The blog began with a promise to myself that I would post something every single week, but not spend more than ninety minutes on it and not a nanosecond more. As Lord Kelvin once said in response to a criticism , "Speed of attack preserves one from errors that arise from excessive contemplation." So too with me: I would rather be called out for a mistake made in haste than confirming that I am an idiot. Now I spend less than half that amount of time.

My original intent was to use this blog to explain, mostly to myself,  how and why I do this strange writing thing in my dark and lonely room  and thereby expiate some of the mixed emotions that accompany creating and delivering a decent story.   Later I thought that, along with this process of sometimes excruciating self examination, I'd pass along a few helpful hints based on my own idiosyncratic experiences. To my utter surprise I found an audience eager to get an insight into my [miserable] writer's life.
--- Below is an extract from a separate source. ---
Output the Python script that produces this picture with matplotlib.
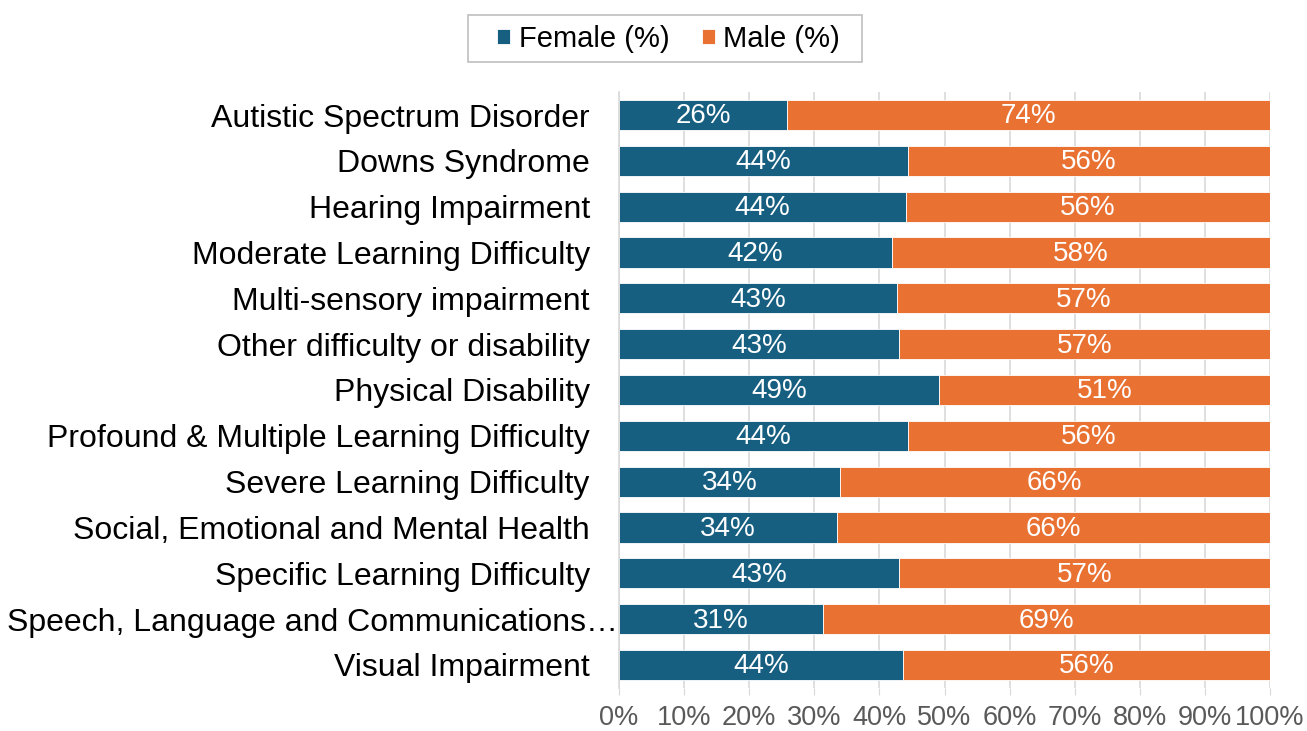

What's more I learned that my concerns were more common than I imagined.

Aside from my blogs about the self-doubt that always surrounds me when I write, the most popular blog for a long time was my Ten Stages of Story Development that I later modified with Step Eleven of the Ten Step Process when I discovered ten steps were never enough to finish a story. I also documented going through the process in my January and February 2011 blogs just to show that the process I outlined could be followed to produce a salable story (it did!)

I've also mused about the joys of story acceptances and the pain of rejections, rejections, rejections. I've talked about plotting, submitting too early, and all the little demons that afflict all writers regardless of experience (What! You thought you were the only one who had these problems?)

All things considered maintaining the weekly blog has been a healthful and satisfying endeavor for these hundred and sixty blog posts.  I hope you  found them helpful, if only to know that there is someone out there equally suffering from the writing affliction.